As d'Iberville approached St. John's, the English settlers scattered. Many sailed away, others escaped to the forests. A number of settlers and soldiers took refuge in Fort William. For three days the French laid siege to Fort William. On November 30, the English commander, Governor Miners, surrendered on condition that the English be allowed to leave St. John's. 230 men, women and children were sent off in a ship and duly arrived in Dartmouth, England. However a further 80 refugees were drowned when their ship foundered off the coast of Spain.

After destroying St. John's, the French marched on Torbay (December 2), and Portugal Cove (December 5 and January 13). Internal struggles between de Brouillan and d'Iberville over the spoils of war followed. On December 25 de Brouillan left for Plaisance. The French burnt 80 shallops in the harbour (January 2).

=== Raid on Conception Bay ===
The villages on Conception Bay were the next targets. Holyrood (January 19) was first followed by Harbour Main (January 20) and Port de Grave (January 23).

=== Battle of Carbonear ===
On January 24, 1697, two hundred permanent residents of Carbonear withdrew to Carbonear Island and successfully fended off the French and Indian attack on January 31. D'Iberville had only 70 men, the rest were dispersed in local skirmishes, holding villages and prisoners.
Leaving Carbonear d'Iberville then attacked Old Perlican (February 4), Bay de Verde (February 6), Hants Harbour (February 7), New Perlican and Hearts Content (February 9). In many cases the local fishermen had fled to Carbonear. There was an unsuccessful attempt at a prisoner exchange (February 18). Frustrated, d'Iberville then sacked Brigus (February 11) and Port de Grave (February 11). Carbonear Island continued to hold out but d'Iberville torched their evacuated settlement on February 28 before leaving.
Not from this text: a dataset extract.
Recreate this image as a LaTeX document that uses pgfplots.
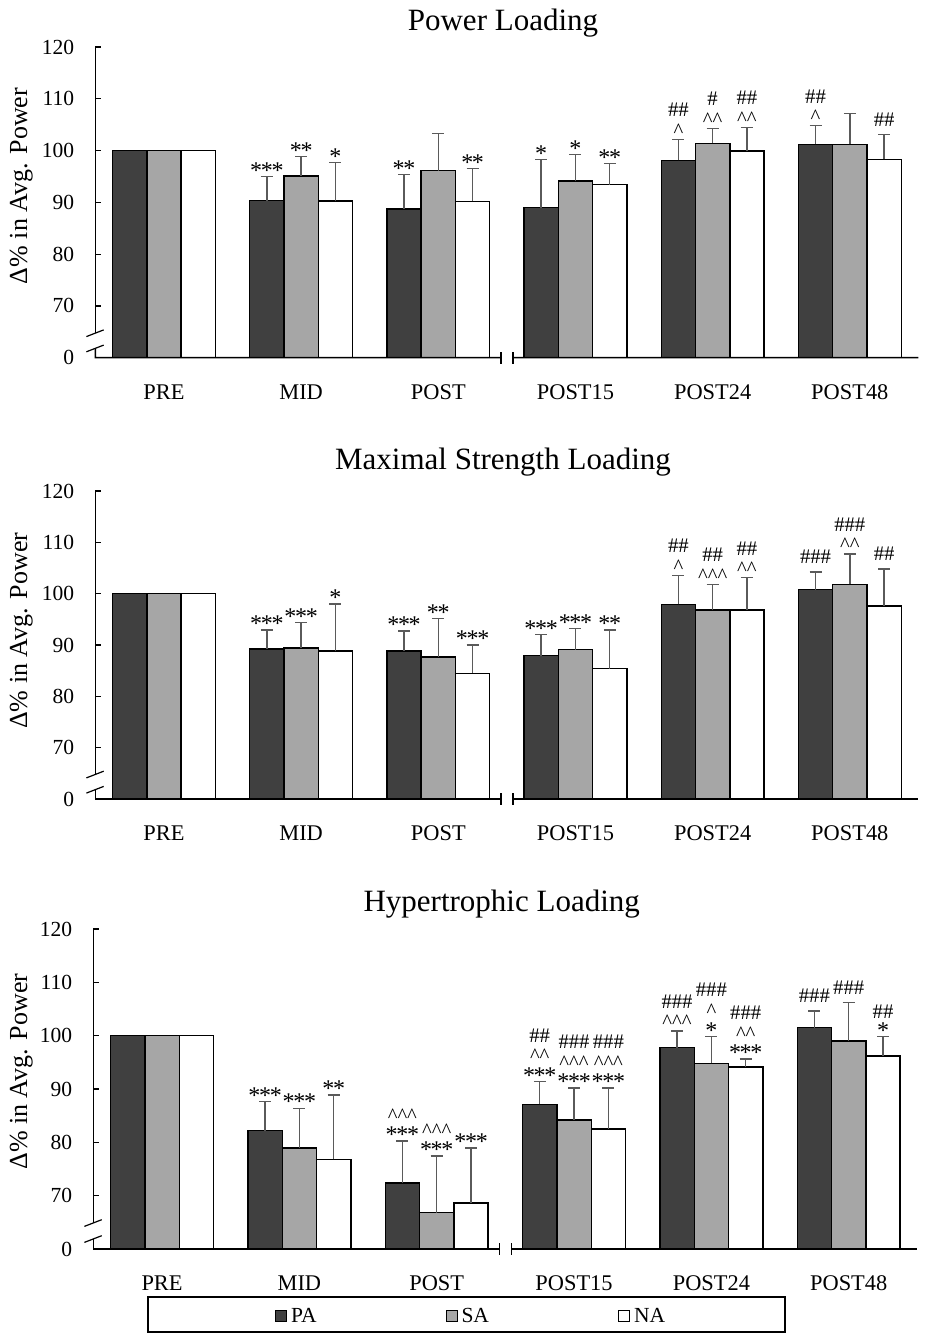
\documentclass[border=0pt]{standalone}
\usepackage{pgfplots}
\pgfplotsset{compat=1.18}
\usepackage{pgfplotstable}
\usepackage{fontspec}
\setmainfont{Liberation Serif}
\usetikzlibrary{calc}

\definecolor{cPA}{HTML}{404040}
\definecolor{cSA}{HTML}{A6A6A6}
\definecolor{cNA}{HTML}{FFFFFF}
\definecolor{cerr}{HTML}{5A5A5A}

\newcommand{\fs}[2]{\fontsize{#1pt}{#2pt}\selectfont}
\newcommand{\ca}{\textasciicircum}
\newcommand{\s}{\makebox[10.7pt]{\fontsize{24pt}{24pt}\selectfont *}}

% x: 0 PRE, 1 MID, 2 POST, 3 POST15, 4 POST24, 5 POST48
\pgfplotstableread{
x   pa     paerr  sa     saerr  na     naerr
0   100    0      100    0      100    0
}\tpre
\pgfplotstableread{
x   pa     paerr  sa     saerr  na     naerr
1   90.3   4.7    95.1   3.8    90.25  7.45
2   88.7   6.7    96.1   7.2    90.2   6.3
3   89.0   9.3    94.1   5.1    93.4   4.1
4   98.1   4.0    101.4  2.9    99.9   4.6
5   101.2  3.6    101.2  6.0    98.3   4.8
}\tpower
\pgfplotstableread{
x   pa     paerr  sa     saerr  na     naerr
1   89.2   3.7    89.4   5.0    88.8   9.2
2   88.8   3.9    87.7   7.5    84.5   5.5
3   87.9   4.1    89.1   4.1    85.4   7.5
4   97.9   5.6    96.8   5.0    96.8   6.3
5   100.8  3.4    101.8  5.9    97.6   7.2
}\tmax
\pgfplotstableread{
x   pa     paerr  sa     saerr  na     naerr
1   82.2   5.5    78.9   7.5    76.8   12.1
2   72.4   7.85   66.8   10.6   68.6   10.3
3   87.1   4.3    84.2   6.0    82.5   7.7
4   97.75  3.15   94.8   5.1    94.1   1.5
5   101.5  3.1    99.0   7.2    96.2   3.6
}\thyp

% #1 = yshift: -2pt when the last line is asterisks, 2pt for carets, 8pt for hashes
\newcommand{\ann}[4][-2pt]{\node[anchor=south, inner sep=0pt, yshift=#1, align=center, font=\fs{20.7}{20.5}] at (axis cs:#2,#3) {#4};}

\pgfplotsset{
  panel/.style={
    scale only axis, width=823pt, height=310.7pt,
    xmin=-0.5, xmax=5.5, ymin=60, ymax=120,
    axis line style={draw=none},
    xtick={0,...,5}, xticklabels={PRE,MID,POST,POST15,POST24,POST48},
    xtick style={draw=none},
    ytick={60,70,...,120}, yticklabels={0,70,80,90,100,110,120},
    ytick pos=left, tick align=inside,
    major tick length=6pt,
    ytick style={line width=1.2pt, black},
    xticklabel style={font=\fs{22.4}{26}, anchor=base, yshift=-35.5pt},
    yticklabel style={font=\fs{21.5}{25}, anchor=east, inner sep=0pt, xshift=-21pt},
    /pgf/number format/assume math mode=true,
    ybar, bar width=34.3pt,
    every axis plot/.append style={draw=black, line width=1.4pt},
    error bars/y dir=plus, error bars/y explicit,
    error bars/error bar style={cerr, line width=1.4pt},
    error bars/error mark options={rotate=90, mark size=6pt, cerr, line width=1.4pt},
  },
  legsq/.style={legend image code/.code={\draw[##1, line width=1pt] (0pt,-5.5pt) rectangle (11pt,5.5pt);}},
}

\newcommand{\bars}[1]{%
  \addplot[fill=cPA, bar shift=-34.3pt, forget plot, error bars/y dir=none] table[x=x, y=pa]{\tpre};
  \addplot[fill=cSA, bar shift=0pt, forget plot, error bars/y dir=none] table[x=x, y=sa]{\tpre};
  \addplot[fill=cNA, bar shift=34.3pt, forget plot, error bars/y dir=none] table[x=x, y=na]{\tpre};
  \addplot[fill=cPA, bar shift=-34.3pt, legsq] table[x=x, y=pa, y error=paerr]{#1};
  \addplot[fill=cSA, bar shift=0pt, legsq] table[x=x, y=sa, y error=saerr]{#1};
  \addplot[fill=cNA, bar shift=34.3pt, legsq] table[x=x, y=na, y error=naerr]{#1};
}

\newcommand{\axframe}[3]{% name, upper break (pt above bottom), lower break
  \draw[line width=1.5pt] (#1.north west) -- ($(#1.south west)+(0,#2)$);
  \draw[line width=1.5pt] ($(#1.south west)+(0,#3)$) -- (#1.south west)
     -- ($(#1.south west)!0.5!(#1.south east)+(-6pt,0)$);
  \draw[line width=1.5pt] ($(#1.south west)!0.5!(#1.south east)+(6pt,0)$) -- (#1.south east);
  \draw[line width=1.2pt] ($(#1.south west)!0.5!(#1.south east)+(-6pt,-6pt)$) -- ++(0,12pt);
  \draw[line width=1.2pt] ($(#1.south west)!0.5!(#1.south east)+(6pt,-6pt)$) -- ++(0,12pt);
  \draw[line width=1.2pt] ($(#1.south west)+(-9pt,#2-3.4pt)$) -- ++(17.3pt,6.7pt);
  \draw[line width=1.2pt] ($(#1.south west)+(-9pt,#3-3.4pt)$) -- ++(17.3pt,6.7pt);
}

\begin{document}
\begin{tikzpicture}
\useasboundingbox (0,0) rectangle (927pt,1339pt);

% ---------------- Panel 1
\begin{axis}[panel, name=p1, at={(95.4pt,981.3pt)}, anchor=south west, height=310.7pt]
\bars{\tpower}
\ann{0.75}{95.0}{\s\s\s}
\ann{1}{98.9}{\s\s}
\ann{1.25}{97.7}{\s}
\ann{1.75}{95.4}{\s\s}
\ann{2.25}{96.5}{\s\s}
\ann{2.75}{98.3}{\s}
\ann{3}{99.2}{\s}
\ann{3.25}{97.5}{\s\s}
\ann[2pt]{3.75}{102.1}{\#\#\\\ca}
\ann[2pt]{4}{104.3}{\#\\\ca\ca}
\ann[2pt]{4.25}{104.5}{\#\#\\\ca\ca}
\ann[2pt]{4.75}{104.8}{\#\#\\\ca}
\ann[8pt]{5.25}{103.1}{\#\#}
\end{axis}
\axframe{p1}{24.5pt}{9.3pt}
\node[font=\fs{31}{35}, anchor=base] at (503pt,1308.3pt) {Power Loading};
\node[rotate=90, anchor=base, font=\fs{26}{30}] at (27pt,1153pt) {Δ\% in Avg. Power};

% ---------------- Panel 2
\begin{axis}[panel, name=p2, at={(95.4pt,540pt)}, anchor=south west, height=308pt]
\bars{\tmax}
\ann{0.75}{92.9}{\s\s\s}
\ann{1}{94.4}{\s\s\s}
\ann{1.25}{98.0}{\s}
\ann{1.75}{92.7}{\s\s\s}
\ann{2}{95.2}{\s\s}
\ann{2.25}{90.0}{\s\s\s}
\ann{2.75}{92.0}{\s\s\s}
\ann{3}{93.2}{\s\s\s}
\ann{3.25}{92.9}{\s\s}
\ann[2pt]{3.75}{103.5}{\#\#\\\ca}
\ann[2pt]{4}{101.8}{\#\#\\\ca\ca\ca}
\ann[2pt]{4.25}{103.1}{\#\#\\\ca\ca}
\ann[8pt]{4.75}{104.2}{\#\#\#}
\ann[2pt]{5}{107.7}{\#\#\#\\\ca\ca}
\ann[8pt]{5.25}{104.8}{\#\#}
\end{axis}
\axframe{p2}{24.5pt}{9.3pt}
\node[font=\fs{31}{35}, anchor=base] at (503pt,869.7pt) {Maximal Strength Loading};
\node[rotate=90, anchor=base, font=\fs{26}{30}] at (27pt,708.2pt) {Δ\% in Avg. Power};

% ---------------- Panel 3
\begin{axis}[panel, name=p3, at={(93.4pt,90pt)}, anchor=south west, width=824pt, height=320pt,
  legend columns=3,
  legend style={draw=none, fill=none, inner sep=0pt, outer sep=0pt,
    at={(axis description cs:0.2204,-0.209)}, anchor=west,
    font=\fs{21.5}{25},
    /tikz/every odd column/.append style={column sep=4pt},
    /tikz/every even column/.append style={column sep=129pt},
    nodes={inner sep=0pt}},
]
\bars{\thyp}
\ann{0.75}{87.7}{\s\s\s}
\ann{1}{86.4}{\s\s\s}
\ann{1.25}{88.9}{\s\s}
\ann{1.75}{80.25}{\ca\ca\ca\\\s\s\s}
\ann{2}{77.4}{\ca\ca\ca\\\s\s\s}
\ann{2.25}{78.9}{\s\s\s}
\ann{2.75}{91.4}{\#\#\\\ca\ca\\\s\s\s}
\ann{3}{90.2}{\#\#\#\\\ca\ca\ca\\\s\s\s}
\ann{3.25}{90.2}{\#\#\#\\\ca\ca\ca\\\s\s\s}
\ann[2pt]{3.75}{100.9}{\#\#\#\\\ca\ca\ca}
\ann{4}{99.9}{\#\#\#\\\ca\\\s}
\ann{4.25}{95.6}{\#\#\#\\\ca\ca\\\s\s\s}
\ann[8pt]{4.75}{104.6}{\#\#\#}
\ann[8pt]{5}{106.2}{\#\#\#}
\ann{5.25}{99.8}{\#\#\\\s}
\legend{PA,SA,NA}
\end{axis}
\axframe{p3}{26pt}{10pt}
\node[font=\fs{31}{35}, anchor=base] at (501.7pt,427.3pt) {Hypertrophic Loading};
\node[rotate=90, anchor=base, font=\fs{26}{30}] at (27pt,267.4pt) {Δ\% in Avg. Power};

\draw[line width=2pt] (148pt,7pt) rectangle (785pt,42pt);
\end{tikzpicture}
\end{document}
D'Iberville then headed to Heart's Content before walking in a small group across the Avalon Peninsula isthmus. He arrived March 4 at Plaisance. D'Iberville then picked up his spoils of war, his scattered troops and approximately 200 prisoners at Bay Boulle (March 18-May 18). French attacks by sea on the remnants of the settlements continued into the spring (March 27-April 19).

== Aftermath ==
D'Iberville never returned to Newfoundland. These raids devastated the English settlements of Newfoundland. Every English settlement in Newfoundland had been destroyed and the English colony had been depopulated, except for Bonavista, which D'Iberville did not reach and the island holdout at Carbonear. Estimates of eighty percent of the families were killed, deserted the village, were taken prisoner or were deported.

However, the English were able to recapture their Newfoundland territory in summer of 1697 with a strong relief force of 1500 troops. They found St. John's and all the English harbours on the Avalon abandoned, pillaged and every building destroyed. The English slowly began to rebuild and resettle. As a result of the campaign, the English government created permanent defences for Newfoundland. Previously the English had not built permanent fortifications or garrisons in Newfoundland as it was regarded as a seasonal fishing base. However, d'Iberville's devastating campaign had demonstrated the threat to the poorly defended colony. The following year, construction began on professionally engineered fortifications at Fort William.

D'Iberville continued his battles with the English, with the Battle of Hudson's Bay.